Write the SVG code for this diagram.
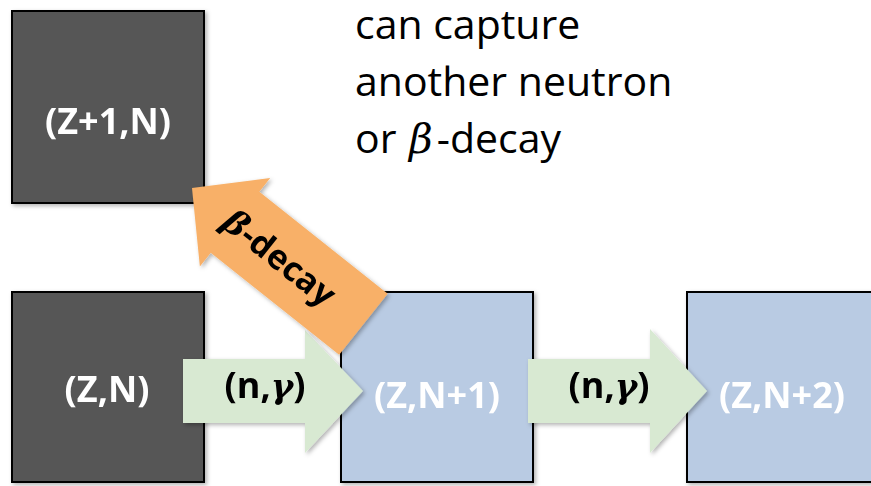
<svg xmlns="http://www.w3.org/2000/svg" width="871" height="486" viewBox="0 0 871 486">
<style>
  .box { stroke: #000; stroke-width: 2; }
  .dark { fill: #575757; }
  .blue { fill: #b9cbe3; }
  .green { fill: #d8e9d2; }
  .orange { fill: #f8b067; }
  .lbl { font-family: "Open Sans", "Liberation Sans", sans-serif; font-weight: bold; font-size: 36px; text-anchor: middle; }
  .white { fill: #ffffff; }
  .black { fill: #000000; }
  .note { font-family: "Open Sans", "Liberation Sans", sans-serif; font-size: 41px; fill: #000; }
  .math { font-family: "DejaVu Serif", "Liberation Serif", serif; font-style: italic; }
  .bm { font-family: "DejaVu Serif", "Liberation Serif", serif; font-style: italic; font-weight: bold; font-size: 34px; }
</style>
<defs>
  <filter id="sh" x="-10%" y="-10%" width="130%" height="130%">
    <feDropShadow dx="2" dy="2" stdDeviation="2" flood-color="#000" flood-opacity="0.3"/>
  </filter>
</defs>

<g id="node-z1n" filter="url(#sh)">
  <rect class="box dark" x="12" y="11" width="192" height="192"/>
  <text class="lbl white" x="108" y="134">(Z+1,N)</text>
</g>
<g id="node-zn" filter="url(#sh)">
  <rect class="box dark" x="12" y="292" width="192" height="190"/>
  <text class="lbl white" x="107" y="402">(Z,N)</text>
</g>
<g id="node-zn1" filter="url(#sh)">
  <rect class="box blue" x="341" y="292" width="192" height="190"/>
  <text class="lbl white" x="437" y="408">(Z,N+1)</text>
</g>
<g id="node-zn2" filter="url(#sh)">
  <rect class="box blue" x="687" y="292" width="192" height="190"/>
  <text class="lbl white" x="782" y="408">(Z,N+2)</text>
</g>

<g id="connectors">
  <g id="ng1" filter="url(#sh)">
    <polygon class="green" points="183,359 305,359 305,330 363,391 305,453 305,423 183,423"/>
    <text class="lbl black" x="265" y="398">(n,<tspan class="bm">γ</tspan>)</text>
  </g>
  <g id="ng2" filter="url(#sh)">
    <polygon class="green" points="528,359 650,359 650,329 707,391 650,453 650,423 528,423"/>
    <text class="lbl black" x="609" y="398">(n,<tspan class="bm">γ</tspan>)</text>
  </g>
  <g id="beta" filter="url(#sh)">
    <g transform="translate(192,188) rotate(38.5)">
      <polygon class="orange" points="0,0 55,-56.5 55,-39 219,-39 219,39 55,39 55,56.5"/>
      <text class="lbl black" x="112" y="12" style="font-size:34px"><tspan class="bm">β</tspan>-decay</text>
    </g>
  </g>
</g>

<g id="note">
  <text class="note" x="355" y="39">can capture</text>
  <text class="note" x="355" y="96">another neutron</text>
  <text class="note" x="355" y="153">or <tspan class="math" dx="2">β</tspan><tspan dx="4">-decay</tspan></text>
</g>
</svg>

What to do. Take the listing and print it again exactly, but without any pictures.

Expected answer.
Write the SVG code for this diagram.
<svg xmlns="http://www.w3.org/2000/svg" width="871" height="486" viewBox="0 0 871 486">
<style>
  .box { stroke: #000; stroke-width: 2; }
  .dark { fill: #575757; }
  .blue { fill: #b9cbe3; }
  .green { fill: #d8e9d2; }
  .orange { fill: #f8b067; }
  .lbl { font-family: "Open Sans", "Liberation Sans", sans-serif; font-weight: bold; font-size: 36px; text-anchor: middle; }
  .white { fill: #ffffff; }
  .black { fill: #000000; }
  .note { font-family: "Open Sans", "Liberation Sans", sans-serif; font-size: 41px; fill: #000; }
  .math { font-family: "DejaVu Serif", "Liberation Serif", serif; font-style: italic; }
  .bm { font-family: "DejaVu Serif", "Liberation Serif", serif; font-style: italic; font-weight: bold; font-size: 34px; }
</style>
<defs>
  <filter id="sh" x="-10%" y="-10%" width="130%" height="130%">
    <feDropShadow dx="2" dy="2" stdDeviation="2" flood-color="#000" flood-opacity="0.3"/>
  </filter>
</defs>

<g id="node-z1n" filter="url(#sh)">
  <rect class="box dark" x="12" y="11" width="192" height="192"/>
  <text class="lbl white" x="108" y="134">(Z+1,N)</text>
</g>
<g id="node-zn" filter="url(#sh)">
  <rect class="box dark" x="12" y="292" width="192" height="190"/>
  <text class="lbl white" x="107" y="402">(Z,N)</text>
</g>
<g id="node-zn1" filter="url(#sh)">
  <rect class="box blue" x="341" y="292" width="192" height="190"/>
  <text class="lbl white" x="437" y="408">(Z,N+1)</text>
</g>
<g id="node-zn2" filter="url(#sh)">
  <rect class="box blue" x="687" y="292" width="192" height="190"/>
  <text class="lbl white" x="782" y="408">(Z,N+2)</text>
</g>

<g id="connectors">
  <g id="ng1" filter="url(#sh)">
    <polygon class="green" points="183,359 305,359 305,330 363,391 305,453 305,423 183,423"/>
    <text class="lbl black" x="265" y="398">(n,<tspan class="bm">γ</tspan>)</text>
  </g>
  <g id="ng2" filter="url(#sh)">
    <polygon class="green" points="528,359 650,359 650,329 707,391 650,453 650,423 528,423"/>
    <text class="lbl black" x="609" y="398">(n,<tspan class="bm">γ</tspan>)</text>
  </g>
  <g id="beta" filter="url(#sh)">
    <g transform="translate(192,188) rotate(38.5)">
      <polygon class="orange" points="0,0 55,-56.5 55,-39 219,-39 219,39 55,39 55,56.5"/>
      <text class="lbl black" x="112" y="12" style="font-size:34px"><tspan class="bm">β</tspan>-decay</text>
    </g>
  </g>
</g>

<g id="note">
  <text class="note" x="355" y="39">can capture</text>
  <text class="note" x="355" y="96">another neutron</text>
  <text class="note" x="355" y="153">or <tspan class="math" dx="2">β</tspan><tspan dx="4">-decay</tspan></text>
</g>
</svg>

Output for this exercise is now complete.